## [WHAT IS ASKED]
Which lines below hold the word "this"? Copy all of them.

## [DATA PROVIDED]
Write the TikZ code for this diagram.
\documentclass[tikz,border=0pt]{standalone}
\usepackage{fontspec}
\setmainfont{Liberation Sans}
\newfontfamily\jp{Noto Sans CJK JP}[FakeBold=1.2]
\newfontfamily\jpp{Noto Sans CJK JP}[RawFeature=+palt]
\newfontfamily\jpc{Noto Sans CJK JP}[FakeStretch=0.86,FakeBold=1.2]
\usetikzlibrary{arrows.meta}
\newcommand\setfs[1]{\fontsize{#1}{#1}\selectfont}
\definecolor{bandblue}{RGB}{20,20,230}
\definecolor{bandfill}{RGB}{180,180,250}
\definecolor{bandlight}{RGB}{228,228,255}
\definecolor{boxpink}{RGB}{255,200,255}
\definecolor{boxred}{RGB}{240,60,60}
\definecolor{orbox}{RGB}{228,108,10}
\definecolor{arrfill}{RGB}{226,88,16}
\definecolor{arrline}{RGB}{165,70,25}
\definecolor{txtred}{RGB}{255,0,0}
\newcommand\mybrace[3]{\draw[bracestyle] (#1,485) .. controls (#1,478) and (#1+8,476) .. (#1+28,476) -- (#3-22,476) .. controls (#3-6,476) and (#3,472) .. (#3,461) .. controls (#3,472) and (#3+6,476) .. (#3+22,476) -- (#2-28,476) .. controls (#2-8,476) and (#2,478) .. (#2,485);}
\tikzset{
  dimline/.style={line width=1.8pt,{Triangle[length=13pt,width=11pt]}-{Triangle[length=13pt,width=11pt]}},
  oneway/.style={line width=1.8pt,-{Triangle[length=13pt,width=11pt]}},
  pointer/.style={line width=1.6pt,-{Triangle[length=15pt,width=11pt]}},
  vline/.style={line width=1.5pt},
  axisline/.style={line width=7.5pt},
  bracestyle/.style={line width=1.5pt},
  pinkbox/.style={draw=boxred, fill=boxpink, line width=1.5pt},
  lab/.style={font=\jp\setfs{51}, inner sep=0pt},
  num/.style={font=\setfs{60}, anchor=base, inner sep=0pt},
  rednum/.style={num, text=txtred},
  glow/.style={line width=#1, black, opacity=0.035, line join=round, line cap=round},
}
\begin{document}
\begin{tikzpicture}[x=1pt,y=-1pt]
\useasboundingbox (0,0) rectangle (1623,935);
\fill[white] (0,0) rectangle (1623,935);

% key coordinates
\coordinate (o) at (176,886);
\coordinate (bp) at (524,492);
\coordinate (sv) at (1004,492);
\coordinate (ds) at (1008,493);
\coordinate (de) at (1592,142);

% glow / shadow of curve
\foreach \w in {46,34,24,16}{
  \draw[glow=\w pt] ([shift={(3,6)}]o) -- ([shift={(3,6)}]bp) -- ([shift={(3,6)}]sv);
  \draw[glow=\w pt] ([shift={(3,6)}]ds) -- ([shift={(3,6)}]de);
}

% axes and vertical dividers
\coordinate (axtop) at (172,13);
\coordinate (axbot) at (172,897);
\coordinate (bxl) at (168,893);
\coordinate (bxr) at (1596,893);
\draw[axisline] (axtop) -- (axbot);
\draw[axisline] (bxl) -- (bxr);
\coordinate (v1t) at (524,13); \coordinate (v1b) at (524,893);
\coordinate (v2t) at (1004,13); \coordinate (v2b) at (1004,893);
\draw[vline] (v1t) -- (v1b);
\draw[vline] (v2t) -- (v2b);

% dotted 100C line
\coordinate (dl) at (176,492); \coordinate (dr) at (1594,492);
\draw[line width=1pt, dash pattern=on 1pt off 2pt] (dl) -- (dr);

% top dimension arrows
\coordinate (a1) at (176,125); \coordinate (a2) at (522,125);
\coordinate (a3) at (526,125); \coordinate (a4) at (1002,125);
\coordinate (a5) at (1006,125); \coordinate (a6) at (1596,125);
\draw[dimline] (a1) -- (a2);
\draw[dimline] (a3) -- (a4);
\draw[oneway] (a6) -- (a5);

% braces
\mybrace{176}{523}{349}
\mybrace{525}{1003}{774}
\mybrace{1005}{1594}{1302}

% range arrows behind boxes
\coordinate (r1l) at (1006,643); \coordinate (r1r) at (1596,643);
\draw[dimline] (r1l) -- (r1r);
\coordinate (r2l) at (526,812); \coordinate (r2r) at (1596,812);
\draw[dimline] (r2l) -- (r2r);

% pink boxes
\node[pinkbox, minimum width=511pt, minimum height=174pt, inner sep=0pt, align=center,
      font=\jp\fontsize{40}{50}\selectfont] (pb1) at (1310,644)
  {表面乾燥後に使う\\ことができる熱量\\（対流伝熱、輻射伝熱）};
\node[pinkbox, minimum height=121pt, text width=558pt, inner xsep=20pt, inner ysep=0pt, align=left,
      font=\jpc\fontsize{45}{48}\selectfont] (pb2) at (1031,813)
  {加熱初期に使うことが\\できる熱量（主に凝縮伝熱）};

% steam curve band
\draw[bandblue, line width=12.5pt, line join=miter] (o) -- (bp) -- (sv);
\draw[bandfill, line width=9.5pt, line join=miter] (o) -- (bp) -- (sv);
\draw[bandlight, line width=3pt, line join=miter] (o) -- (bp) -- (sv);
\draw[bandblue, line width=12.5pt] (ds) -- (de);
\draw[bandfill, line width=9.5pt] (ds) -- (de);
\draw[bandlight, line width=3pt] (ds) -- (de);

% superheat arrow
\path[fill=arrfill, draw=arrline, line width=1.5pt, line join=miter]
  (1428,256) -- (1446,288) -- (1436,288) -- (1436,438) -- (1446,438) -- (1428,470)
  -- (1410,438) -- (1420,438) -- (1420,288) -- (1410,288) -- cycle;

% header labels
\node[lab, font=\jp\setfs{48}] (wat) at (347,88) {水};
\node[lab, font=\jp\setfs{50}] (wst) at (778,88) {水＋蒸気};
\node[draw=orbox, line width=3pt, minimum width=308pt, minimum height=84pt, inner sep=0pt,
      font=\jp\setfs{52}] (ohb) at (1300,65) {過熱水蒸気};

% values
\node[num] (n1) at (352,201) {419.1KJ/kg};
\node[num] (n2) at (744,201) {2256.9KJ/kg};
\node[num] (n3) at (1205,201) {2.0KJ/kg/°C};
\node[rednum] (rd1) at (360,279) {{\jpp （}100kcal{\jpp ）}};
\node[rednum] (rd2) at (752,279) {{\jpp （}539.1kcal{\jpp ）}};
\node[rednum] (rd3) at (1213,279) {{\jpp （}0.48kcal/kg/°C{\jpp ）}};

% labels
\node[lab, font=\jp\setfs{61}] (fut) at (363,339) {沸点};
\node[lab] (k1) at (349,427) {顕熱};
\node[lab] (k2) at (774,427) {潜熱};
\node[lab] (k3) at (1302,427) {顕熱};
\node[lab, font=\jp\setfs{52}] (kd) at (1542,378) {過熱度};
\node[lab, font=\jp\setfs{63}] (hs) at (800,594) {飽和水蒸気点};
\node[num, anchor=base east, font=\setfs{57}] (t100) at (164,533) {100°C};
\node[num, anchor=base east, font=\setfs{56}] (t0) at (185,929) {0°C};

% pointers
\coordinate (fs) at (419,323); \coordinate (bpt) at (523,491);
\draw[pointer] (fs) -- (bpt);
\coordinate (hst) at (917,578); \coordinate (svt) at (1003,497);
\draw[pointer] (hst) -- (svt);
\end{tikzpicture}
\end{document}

--

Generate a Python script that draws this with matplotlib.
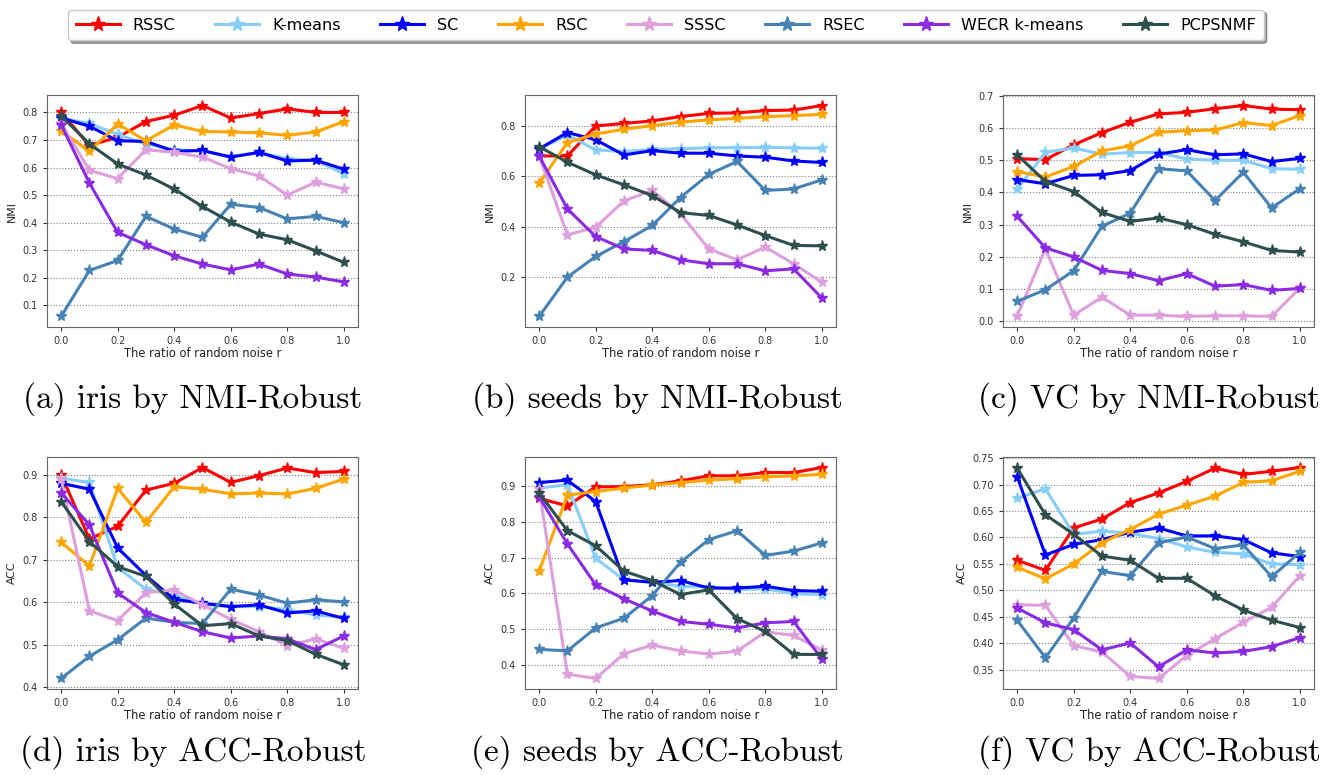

---

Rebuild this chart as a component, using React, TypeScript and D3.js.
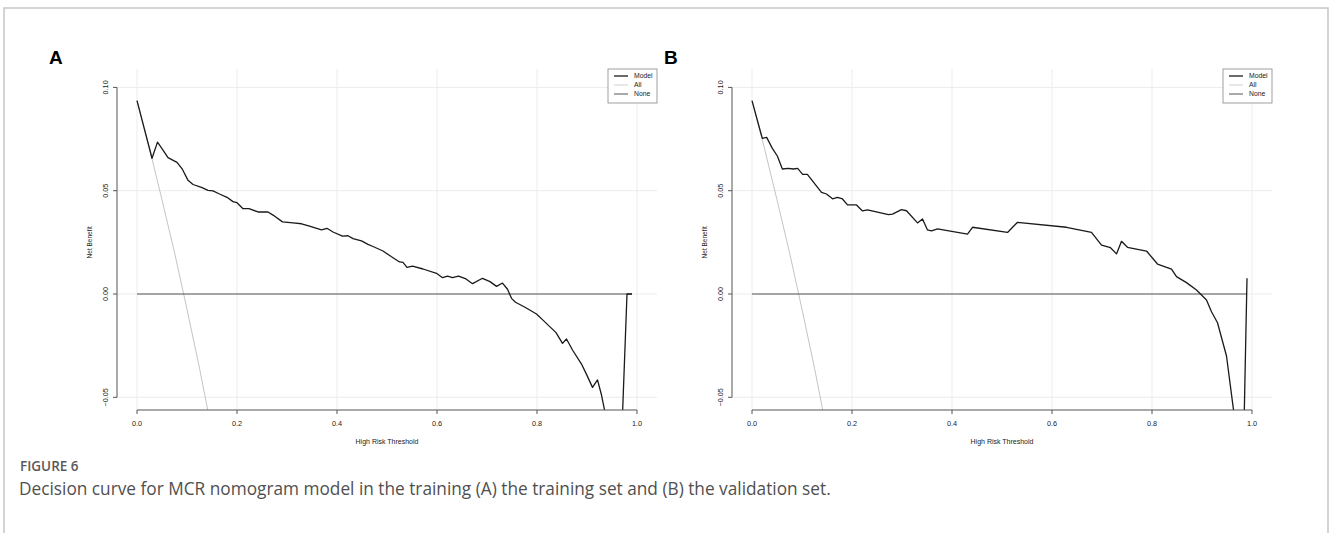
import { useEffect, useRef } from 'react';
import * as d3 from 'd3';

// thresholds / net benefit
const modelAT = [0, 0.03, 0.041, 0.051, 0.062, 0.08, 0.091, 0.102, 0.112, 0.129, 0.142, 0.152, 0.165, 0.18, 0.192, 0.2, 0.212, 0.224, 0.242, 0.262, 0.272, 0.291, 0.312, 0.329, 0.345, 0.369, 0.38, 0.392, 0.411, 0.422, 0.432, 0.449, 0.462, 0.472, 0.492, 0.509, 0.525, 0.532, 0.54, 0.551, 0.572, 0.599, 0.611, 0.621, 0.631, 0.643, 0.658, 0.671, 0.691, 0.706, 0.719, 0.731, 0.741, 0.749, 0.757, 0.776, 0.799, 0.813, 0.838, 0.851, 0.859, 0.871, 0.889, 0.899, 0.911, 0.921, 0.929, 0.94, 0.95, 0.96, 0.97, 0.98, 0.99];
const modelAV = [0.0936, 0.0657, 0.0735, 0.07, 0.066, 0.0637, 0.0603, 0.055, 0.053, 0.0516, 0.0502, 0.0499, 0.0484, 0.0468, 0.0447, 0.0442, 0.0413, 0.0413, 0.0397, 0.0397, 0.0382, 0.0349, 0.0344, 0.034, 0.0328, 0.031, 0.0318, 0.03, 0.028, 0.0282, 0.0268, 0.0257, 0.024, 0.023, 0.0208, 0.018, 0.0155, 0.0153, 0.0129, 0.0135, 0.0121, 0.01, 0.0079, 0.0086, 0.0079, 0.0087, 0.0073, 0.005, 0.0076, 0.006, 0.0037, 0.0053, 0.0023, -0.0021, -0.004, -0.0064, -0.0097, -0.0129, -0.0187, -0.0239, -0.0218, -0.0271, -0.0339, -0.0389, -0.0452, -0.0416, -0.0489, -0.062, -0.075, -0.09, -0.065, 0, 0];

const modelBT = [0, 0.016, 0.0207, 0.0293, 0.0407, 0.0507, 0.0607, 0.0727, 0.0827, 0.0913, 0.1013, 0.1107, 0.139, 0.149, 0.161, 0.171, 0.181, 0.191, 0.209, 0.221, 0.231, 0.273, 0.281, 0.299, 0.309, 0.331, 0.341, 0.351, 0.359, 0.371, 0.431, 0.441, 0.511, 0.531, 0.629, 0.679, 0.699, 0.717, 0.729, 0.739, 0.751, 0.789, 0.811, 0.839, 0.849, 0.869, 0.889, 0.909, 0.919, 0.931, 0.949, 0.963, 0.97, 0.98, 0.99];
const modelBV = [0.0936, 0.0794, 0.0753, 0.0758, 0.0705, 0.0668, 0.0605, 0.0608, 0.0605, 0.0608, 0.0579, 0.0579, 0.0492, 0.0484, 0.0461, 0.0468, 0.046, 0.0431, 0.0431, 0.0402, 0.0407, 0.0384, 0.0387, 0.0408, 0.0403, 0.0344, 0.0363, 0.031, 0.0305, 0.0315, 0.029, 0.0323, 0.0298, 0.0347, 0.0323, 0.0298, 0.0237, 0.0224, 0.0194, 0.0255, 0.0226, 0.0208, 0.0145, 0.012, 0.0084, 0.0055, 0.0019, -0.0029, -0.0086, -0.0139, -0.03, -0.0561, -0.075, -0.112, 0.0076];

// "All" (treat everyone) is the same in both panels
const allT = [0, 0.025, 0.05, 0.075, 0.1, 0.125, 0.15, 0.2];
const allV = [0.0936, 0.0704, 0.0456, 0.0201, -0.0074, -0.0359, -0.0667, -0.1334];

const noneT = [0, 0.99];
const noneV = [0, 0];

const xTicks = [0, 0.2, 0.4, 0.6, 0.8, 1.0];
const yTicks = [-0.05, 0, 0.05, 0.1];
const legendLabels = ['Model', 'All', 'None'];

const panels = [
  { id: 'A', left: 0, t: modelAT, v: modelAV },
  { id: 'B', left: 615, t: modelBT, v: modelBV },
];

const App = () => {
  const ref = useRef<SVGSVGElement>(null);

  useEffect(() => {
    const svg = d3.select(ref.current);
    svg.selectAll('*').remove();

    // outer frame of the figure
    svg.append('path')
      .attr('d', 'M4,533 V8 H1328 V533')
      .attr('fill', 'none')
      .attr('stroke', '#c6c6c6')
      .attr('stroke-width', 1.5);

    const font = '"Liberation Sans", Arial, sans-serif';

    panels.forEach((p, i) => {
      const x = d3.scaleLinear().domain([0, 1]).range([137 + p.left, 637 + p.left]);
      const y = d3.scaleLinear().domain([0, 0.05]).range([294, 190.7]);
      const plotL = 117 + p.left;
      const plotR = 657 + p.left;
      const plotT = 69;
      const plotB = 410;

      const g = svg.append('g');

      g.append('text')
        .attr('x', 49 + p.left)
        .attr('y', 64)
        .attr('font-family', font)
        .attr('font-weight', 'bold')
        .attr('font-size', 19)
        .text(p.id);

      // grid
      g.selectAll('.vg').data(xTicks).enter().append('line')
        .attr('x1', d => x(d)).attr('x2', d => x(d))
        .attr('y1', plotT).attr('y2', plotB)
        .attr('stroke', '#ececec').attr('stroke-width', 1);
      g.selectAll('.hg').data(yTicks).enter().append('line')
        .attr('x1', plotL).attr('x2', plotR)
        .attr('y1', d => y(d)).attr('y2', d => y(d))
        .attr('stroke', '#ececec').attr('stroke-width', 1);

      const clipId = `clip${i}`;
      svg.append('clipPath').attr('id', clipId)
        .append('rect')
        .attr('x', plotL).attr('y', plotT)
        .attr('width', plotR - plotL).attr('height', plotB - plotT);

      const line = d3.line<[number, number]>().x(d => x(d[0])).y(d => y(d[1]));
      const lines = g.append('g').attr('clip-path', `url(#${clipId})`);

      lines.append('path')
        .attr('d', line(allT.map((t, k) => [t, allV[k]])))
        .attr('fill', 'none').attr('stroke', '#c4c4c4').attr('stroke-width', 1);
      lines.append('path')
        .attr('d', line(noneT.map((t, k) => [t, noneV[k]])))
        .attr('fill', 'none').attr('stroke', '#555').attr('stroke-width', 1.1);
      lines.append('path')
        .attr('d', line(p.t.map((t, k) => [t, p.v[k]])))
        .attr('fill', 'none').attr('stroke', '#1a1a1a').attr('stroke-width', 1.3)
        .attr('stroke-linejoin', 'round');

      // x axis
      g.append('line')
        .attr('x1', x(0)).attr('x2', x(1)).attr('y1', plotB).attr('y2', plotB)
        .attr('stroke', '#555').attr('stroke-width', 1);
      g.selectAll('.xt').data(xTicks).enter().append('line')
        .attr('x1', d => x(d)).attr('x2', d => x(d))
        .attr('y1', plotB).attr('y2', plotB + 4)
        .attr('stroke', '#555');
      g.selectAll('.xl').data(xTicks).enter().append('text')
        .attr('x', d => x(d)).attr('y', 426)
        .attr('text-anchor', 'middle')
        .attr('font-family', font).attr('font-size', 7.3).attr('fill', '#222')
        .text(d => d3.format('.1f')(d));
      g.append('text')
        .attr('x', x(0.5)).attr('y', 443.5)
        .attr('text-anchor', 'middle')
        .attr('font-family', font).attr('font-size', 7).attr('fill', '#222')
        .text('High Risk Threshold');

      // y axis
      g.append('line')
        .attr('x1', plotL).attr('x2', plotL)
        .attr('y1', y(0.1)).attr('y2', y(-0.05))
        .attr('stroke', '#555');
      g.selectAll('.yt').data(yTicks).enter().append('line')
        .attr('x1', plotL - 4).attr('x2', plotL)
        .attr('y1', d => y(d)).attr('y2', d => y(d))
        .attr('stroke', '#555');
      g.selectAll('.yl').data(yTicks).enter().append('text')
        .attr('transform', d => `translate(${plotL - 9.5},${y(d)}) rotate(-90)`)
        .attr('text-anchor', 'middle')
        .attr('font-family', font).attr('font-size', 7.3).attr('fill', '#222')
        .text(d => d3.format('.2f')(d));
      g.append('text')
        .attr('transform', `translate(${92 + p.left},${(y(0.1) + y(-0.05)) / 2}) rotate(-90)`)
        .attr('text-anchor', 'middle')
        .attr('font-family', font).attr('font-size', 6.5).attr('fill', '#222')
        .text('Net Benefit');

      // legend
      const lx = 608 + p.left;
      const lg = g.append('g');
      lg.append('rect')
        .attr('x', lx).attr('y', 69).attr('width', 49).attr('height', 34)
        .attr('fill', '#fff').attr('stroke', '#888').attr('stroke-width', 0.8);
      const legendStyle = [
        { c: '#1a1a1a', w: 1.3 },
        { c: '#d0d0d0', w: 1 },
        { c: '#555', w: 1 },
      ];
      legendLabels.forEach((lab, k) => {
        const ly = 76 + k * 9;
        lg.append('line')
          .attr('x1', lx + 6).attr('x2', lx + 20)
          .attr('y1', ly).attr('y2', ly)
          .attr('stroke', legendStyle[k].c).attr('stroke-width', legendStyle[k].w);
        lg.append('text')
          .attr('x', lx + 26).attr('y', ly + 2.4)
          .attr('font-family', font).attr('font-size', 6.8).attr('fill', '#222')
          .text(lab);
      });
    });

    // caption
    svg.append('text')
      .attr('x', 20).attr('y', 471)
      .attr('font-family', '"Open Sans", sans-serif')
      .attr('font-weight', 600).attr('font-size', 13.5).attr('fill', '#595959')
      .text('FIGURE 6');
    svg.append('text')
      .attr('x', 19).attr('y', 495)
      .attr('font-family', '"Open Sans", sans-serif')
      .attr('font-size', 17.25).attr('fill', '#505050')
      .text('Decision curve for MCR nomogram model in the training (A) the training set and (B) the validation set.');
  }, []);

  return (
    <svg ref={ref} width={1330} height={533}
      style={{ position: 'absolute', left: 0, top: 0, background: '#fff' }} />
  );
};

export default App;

## [WORKED ANSWER]
Write the TikZ code for this diagram.
Generate a Python script that draws this with matplotlib.
Rebuild this chart as a component, using React, TypeScript and D3.js.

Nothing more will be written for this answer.